When the law is an ass

All blog posts

3 minutes

By Adam Raphael

For an example of bureaucracy gone beserk, resulting in one of the Guide’s hotels being fined £17,000 for breaching a law it didn’t know existed, this story takes some beating. The Minister for Commerce should be ashamed.

The saga begins a couple of years ago when a French college in Limoges asked Headlam Hall, a hotel in Darlington, if they would take a few French catering students on a three-month placement so that they could improve their English and knowledge of hospitality. The college requested that they should not be paid, but instead get ‘board and lodgings’. In fact, the hotel, which has featured in the Guide for many years, gave the students some pocket money, lifts into town on their day off, free laundry and paid for all their travel in the UK.

‘We thought this was a great idea,’ said Headlam Hall’s owner, Thomas Robinson. And so it proved. Over three summers, the hotel hosted eight French students, who so loved the experience that two stayed on for an extra term during which time they went on to the normal payroll, and one returned the following year to join the hotel’s staff on a permanent basis.

Last year, however, government inspectors arrived and ruled that the hotel was in breach of the law by failing to pay the statutory minimum wage to the students. The government’s website states explicitly that British catering students on work experience, or European students funded by European Community funds, are exempt from the minimum wage legislation. But the bean counters, alias Her Majesty’s Customs and Excise, ruled that Headlam Hall was not exempt because it had entered into a private arrangement with the French catering college.

How the hotel was meant to know this, goodness only knows. When I searched the government’s website for the relevant information. I did not find it. Nor did Headlam Hall. Its ignorance of the law has meant that the hotel has had to pay the students retrospectively, and pay a fine to HMRC, in total £15,000, a large sum for a small, family-run business.

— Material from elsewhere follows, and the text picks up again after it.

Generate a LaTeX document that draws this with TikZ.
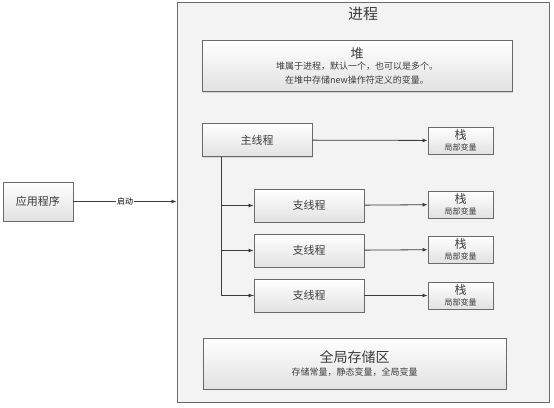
\documentclass[tikz,border=0pt]{standalone}
\usepackage{fontspec}
\setmainfont{Noto Sans CJK SC}
\usepackage{xcolor}
\usetikzlibrary{arrows.meta,shadows}
\definecolor{cframe}{HTML}{6A6A6A}
\definecolor{cback}{HTML}{F3F3F3}
\definecolor{cink}{HTML}{3C3C3C}
\definecolor{ctrunk}{HTML}{8A8A8A}
\tikzset{>={Latex[length=5pt,width=4pt]},
  box/.style={draw=cframe,line width=0.9pt,top color=white,bottom color=cback!85!gray,
    inner sep=0pt,align=center,text=cink,
    drop shadow={shadow xshift=1pt,shadow yshift=-1pt,opacity=0.25}},
  stackbox/.style={box,minimum width=65,minimum height=27},
  branchbox/.style={box,minimum width=110,minimum height=33,font=\fontsize{11}{13}\selectfont},
  link/.style={->,draw=cink,line width=0.8pt}}

\begin{document}
\begin{tikzpicture}[x=1pt,y=-1pt,font=\fontsize{9}{10}\selectfont]
\useasboundingbox (0,0) rectangle (554,407);

% ============ process frame ============
\node[draw=cframe,line width=0.9pt,fill=cback,minimum width=372,minimum height=400,inner sep=0pt] (proc) at (363,202) {};
\node[font=\fontsize{15}{17}\selectfont,text=cink] (proctitle) at (363,14) {进程};

% ============ heap ============
\node[box,minimum width=310,minimum height=51] (heap) at (357,66)
  {{\fontsize{13}{15}\selectfont 堆}\\[1pt]
   堆属于进程，默认一个，也可以是多个。\\[4pt]
   在堆中存储new操作符定义的变量。};

% ============ threads ============
\node[branchbox] (main) at (257,140) {主线程};
\node[branchbox] (br1) at (309,205.5) {支线程};
\node[branchbox] (br2) at (309,250.5) {支线程};
\node[branchbox] (br3) at (309,295.5) {支线程};

% stacks, one per thread
\foreach \name/\y in {sk0/140.5,sk1/204.5,sk2/249.5,sk3/295.5}
  \node[stackbox] (\name) at (460.5,\y)
    {{\fontsize{12}{12}\selectfont 栈}\\[1pt]{\fontsize{8}{9}\selectfont 局部变量}};

\draw[link] (main) -- (sk0);
\draw[link] (br1) -- (sk1);
\draw[link] (br2) -- (sk2);
\draw[link] (br3) -- (sk3);

% trunk from the main thread down to the branches
\coordinate (trunk) at ([xshift=20pt]main.south west);
\draw[ctrunk,line width=1.3pt] (trunk) |- (br3.west);
\foreach \b in {br1,br2,br3}
  \draw[link] (trunk) |- (\b);

% ============ global storage ============
\node[box,minimum width=303,minimum height=51] (glob) at (354.5,363.5)
  {{\fontsize{14}{16}\selectfont 全局存储区}\\[3pt]
   {\fontsize{9}{10}\selectfont 存储常量，静态变量，全局变量}};

% ============ application ============
\node[box,minimum width=70,minimum height=39,font=\fontsize{11}{13}\selectfont] (app) at (38,201.5) {应用程序};
\draw[link] (app) -- node[fill=white,inner sep=1pt,font=\fontsize{8}{9}\selectfont]{启动} (app -| proc.west);

\end{tikzpicture}
\end{document}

HMRC said the fine would be doubled if the hotel failed to pay within a month. If that was not bad enough, the government’s ‘naming and shaming’ policy for businesses that breach the wage rules resulted in a flood of damaging publicity which in turned provoked a barrage of online social media comment along the lines of: ‘Don’t ever go to this hotel as they exploit their workers – disgusting!’

Let me make clear, I am a supporter of Minimum Wage legislation. It has done more to lift low-paid workers out of poverty than any other government measure in the past decade. But the law must be enforced sensibly if it is to command respect. The Minister for Commerce, Margot James, who has now been moved sideways in the latest reshuffle, ignored the hotel’s appeal to her.

Headlam Hall’s owner, Thomas Robinson is understandably bitter. ‘So much for trying to encourage the development of young students in our industry’ he says. My drive to run a business in this country is waning, especially when this comes in the same year as an increase in our business rates of over £30000 p.a.‘ The result of all this is that the arrangement with the French college has ended, much to its and its students dismay as they cannot understand a rule that effectively discriminates against foreign students in a supposedly open labour market. It is not the law, poorly drafted though it may be, that is at fault. It is those who enforce it by draconian fines without common sense who are the real asses.